_Task brief_:
Print the listing in its entirety and exactly, leaving out images.

***

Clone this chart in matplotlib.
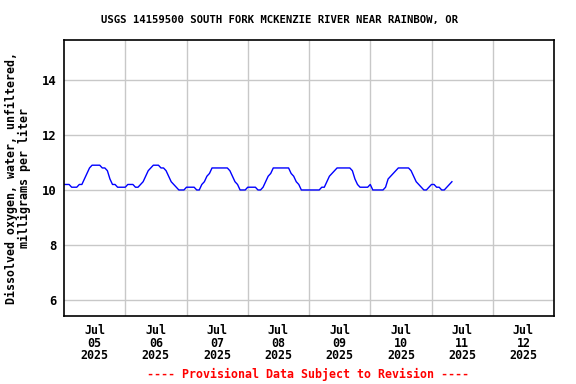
import numpy as np
import pandas as pd
import matplotlib
matplotlib.use("Agg")
import matplotlib.pyplot as plt
import matplotlib.dates as mdates

# hourly dissolved oxygen readings (mg/L), starting 2025-07-05 00:00
start = "2025-07-05 00:00"
do_jul05 = [10.2, 10.2, 10.2, 10.1, 10.1, 10.1, 10.2, 10.2, 10.4, 10.6, 10.8, 10.9,
            10.9, 10.9, 10.9, 10.8, 10.8, 10.7, 10.4, 10.2, 10.2, 10.1, 10.1, 10.1]
do_jul06 = [10.1, 10.2, 10.2, 10.2, 10.1, 10.1, 10.2, 10.3, 10.5, 10.7, 10.8, 10.9,
            10.9, 10.9, 10.8, 10.8, 10.7, 10.5, 10.3, 10.2, 10.1, 10.0, 10.0, 10.0]
do_jul07 = [10.1, 10.1, 10.1, 10.1, 10.0, 10.0, 10.2, 10.3, 10.5, 10.6, 10.8, 10.8,
            10.8, 10.8, 10.8, 10.8, 10.8, 10.7, 10.5, 10.3, 10.2, 10.0, 10.0, 10.0]
do_jul08 = [10.1, 10.1, 10.1, 10.1, 10.0, 10.0, 10.1, 10.3, 10.5, 10.6, 10.8, 10.8,
            10.8, 10.8, 10.8, 10.8, 10.8, 10.6, 10.5, 10.3, 10.2, 10.0, 10.0, 10.0]
do_jul09 = [10.0, 10.0, 10.0, 10.0, 10.0, 10.1, 10.1, 10.3, 10.5, 10.6, 10.7, 10.8,
            10.8, 10.8, 10.8, 10.8, 10.8, 10.7, 10.4, 10.2, 10.1, 10.1, 10.1, 10.1]
do_jul10 = [10.2, 10.0, 10.0, 10.0, 10.0, 10.0, 10.1, 10.4, 10.5, 10.6, 10.7, 10.8,
            10.8, 10.8, 10.8, 10.8, 10.7, 10.5, 10.3, 10.2, 10.1, 10.0, 10.0, 10.1]
do_jul11 = [10.2, 10.2, 10.1, 10.1, 10.0, 10.0, 10.1, 10.2, 10.3]

values = do_jul05 + do_jul06 + do_jul07 + do_jul08 + do_jul09 + do_jul10 + do_jul11
times = pd.date_range(start, periods=len(values), freq="h")

day_labels = ["Jul\n05\n2025", "Jul\n06\n2025", "Jul\n07\n2025", "Jul\n08\n2025",
              "Jul\n09\n2025", "Jul\n10\n2025", "Jul\n11\n2025", "Jul\n12\n2025"]

mono = "DejaVu Sans Mono"

fig = plt.figure(figsize=(5.76, 3.84), dpi=100)
ax = fig.add_axes([64 / 576, 68 / 384, 490 / 576, 276 / 384])

ax.plot(times, values, color="#0000ff", linewidth=1.0)

x0 = pd.Timestamp("2025-07-05")
ax.set_xlim(x0, x0 + pd.Timedelta(days=8))
ax.set_ylim(5.42, 15.45)

# labels at noon, grid at midnight
noons = [x0 + pd.Timedelta(hours=12 + 24 * i) for i in range(8)]
mids = [x0 + pd.Timedelta(days=i) for i in range(1, 8)]
ax.set_xticks(noons)
ax.set_xticklabels(day_labels, fontfamily=mono, fontweight="bold", fontsize=8.4,
                   linespacing=0.95)
ax.set_xticks(mids, minor=True)
ax.grid(True, which="minor", axis="x", color="#c8c8c8", linewidth=1)
ax.set_yticks([6, 8, 10, 12, 14])
ax.set_yticklabels(["6", "8", "10", "12", "14"], fontfamily=mono,
                   fontweight="bold", fontsize=8.8)
ax.grid(True, which="major", axis="y", color="#c8c8c8", linewidth=1)
ax.tick_params(which="both", length=0)
ax.tick_params(axis="x", pad=6)
ax.tick_params(axis="y", pad=5)

for s in ax.spines.values():
    s.set_linewidth(1.2)

ax.set_ylabel("Dissolved oxygen, water, unfiltered,\nmilligrams per liter",
              fontfamily=mono, fontweight="bold", fontsize=8.4, linespacing=1.0,
              labelpad=8)

fig.text(0.486, 0.948, "USGS 14159500 SOUTH FORK MCKENZIE RIVER NEAR RAINBOW, OR",
         ha="center", va="center", fontfamily=mono, fontweight="bold", fontsize=7.7)
fig.text(0.535, 0.024, "---- Provisional Data Subject to Revision ----",
         ha="center", va="center", fontfamily=mono, fontweight="bold",
         fontsize=8.4, color="red")

fig.savefig("out.png", dpi=100)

***

_Full answer_:
Clone this chart in matplotlib.
import numpy as np
import pandas as pd
import matplotlib
matplotlib.use("Agg")
import matplotlib.pyplot as plt
import matplotlib.dates as mdates

# hourly dissolved oxygen readings (mg/L), starting 2025-07-05 00:00
start = "2025-07-05 00:00"
do_jul05 = [10.2, 10.2, 10.2, 10.1, 10.1, 10.1, 10.2, 10.2, 10.4, 10.6, 10.8, 10.9,
            10.9, 10.9, 10.9, 10.8, 10.8, 10.7, 10.4, 10.2, 10.2, 10.1, 10.1, 10.1]
do_jul06 = [10.1, 10.2, 10.2, 10.2, 10.1, 10.1, 10.2, 10.3, 10.5, 10.7, 10.8, 10.9,
            10.9, 10.9, 10.8, 10.8, 10.7, 10.5, 10.3, 10.2, 10.1, 10.0, 10.0, 10.0]
do_jul07 = [10.1, 10.1, 10.1, 10.1, 10.0, 10.0, 10.2, 10.3, 10.5, 10.6, 10.8, 10.8,
            10.8, 10.8, 10.8, 10.8, 10.8, 10.7, 10.5, 10.3, 10.2, 10.0, 10.0, 10.0]
do_jul08 = [10.1, 10.1, 10.1, 10.1, 10.0, 10.0, 10.1, 10.3, 10.5, 10.6, 10.8, 10.8,
            10.8, 10.8, 10.8, 10.8, 10.8, 10.6, 10.5, 10.3, 10.2, 10.0, 10.0, 10.0]
do_jul09 = [10.0, 10.0, 10.0, 10.0, 10.0, 10.1, 10.1, 10.3, 10.5, 10.6, 10.7, 10.8,
            10.8, 10.8, 10.8, 10.8, 10.8, 10.7, 10.4, 10.2, 10.1, 10.1, 10.1, 10.1]
do_jul10 = [10.2, 10.0, 10.0, 10.0, 10.0, 10.0, 10.1, 10.4, 10.5, 10.6, 10.7, 10.8,
            10.8, 10.8, 10.8, 10.8, 10.7, 10.5, 10.3, 10.2, 10.1, 10.0, 10.0, 10.1]
do_jul11 = [10.2, 10.2, 10.1, 10.1, 10.0, 10.0, 10.1, 10.2, 10.3]

values = do_jul05 + do_jul06 + do_jul07 + do_jul08 + do_jul09 + do_jul10 + do_jul11
times = pd.date_range(start, periods=len(values), freq="h")

day_labels = ["Jul\n05\n2025", "Jul\n06\n2025", "Jul\n07\n2025", "Jul\n08\n2025",
              "Jul\n09\n2025", "Jul\n10\n2025", "Jul\n11\n2025", "Jul\n12\n2025"]

mono = "DejaVu Sans Mono"

fig = plt.figure(figsize=(5.76, 3.84), dpi=100)
ax = fig.add_axes([64 / 576, 68 / 384, 490 / 576, 276 / 384])

ax.plot(times, values, color="#0000ff", linewidth=1.0)

x0 = pd.Timestamp("2025-07-05")
ax.set_xlim(x0, x0 + pd.Timedelta(days=8))
ax.set_ylim(5.42, 15.45)

# labels at noon, grid at midnight
noons = [x0 + pd.Timedelta(hours=12 + 24 * i) for i in range(8)]
mids = [x0 + pd.Timedelta(days=i) for i in range(1, 8)]
ax.set_xticks(noons)
ax.set_xticklabels(day_labels, fontfamily=mono, fontweight="bold", fontsize=8.4,
                   linespacing=0.95)
ax.set_xticks(mids, minor=True)
ax.grid(True, which="minor", axis="x", color="#c8c8c8", linewidth=1)
ax.set_yticks([6, 8, 10, 12, 14])
ax.set_yticklabels(["6", "8", "10", "12", "14"], fontfamily=mono,
                   fontweight="bold", fontsize=8.8)
ax.grid(True, which="major", axis="y", color="#c8c8c8", linewidth=1)
ax.tick_params(which="both", length=0)
ax.tick_params(axis="x", pad=6)
ax.tick_params(axis="y", pad=5)

for s in ax.spines.values():
    s.set_linewidth(1.2)

ax.set_ylabel("Dissolved oxygen, water, unfiltered,\nmilligrams per liter",
              fontfamily=mono, fontweight="bold", fontsize=8.4, linespacing=1.0,
              labelpad=8)

fig.text(0.486, 0.948, "USGS 14159500 SOUTH FORK MCKENZIE RIVER NEAR RAINBOW, OR",
         ha="center", va="center", fontfamily=mono, fontweight="bold", fontsize=7.7)
fig.text(0.535, 0.024, "---- Provisional Data Subject to Revision ----",
         ha="center", va="center", fontfamily=mono, fontweight="bold",
         fontsize=8.4, color="red")

fig.savefig("out.png", dpi=100)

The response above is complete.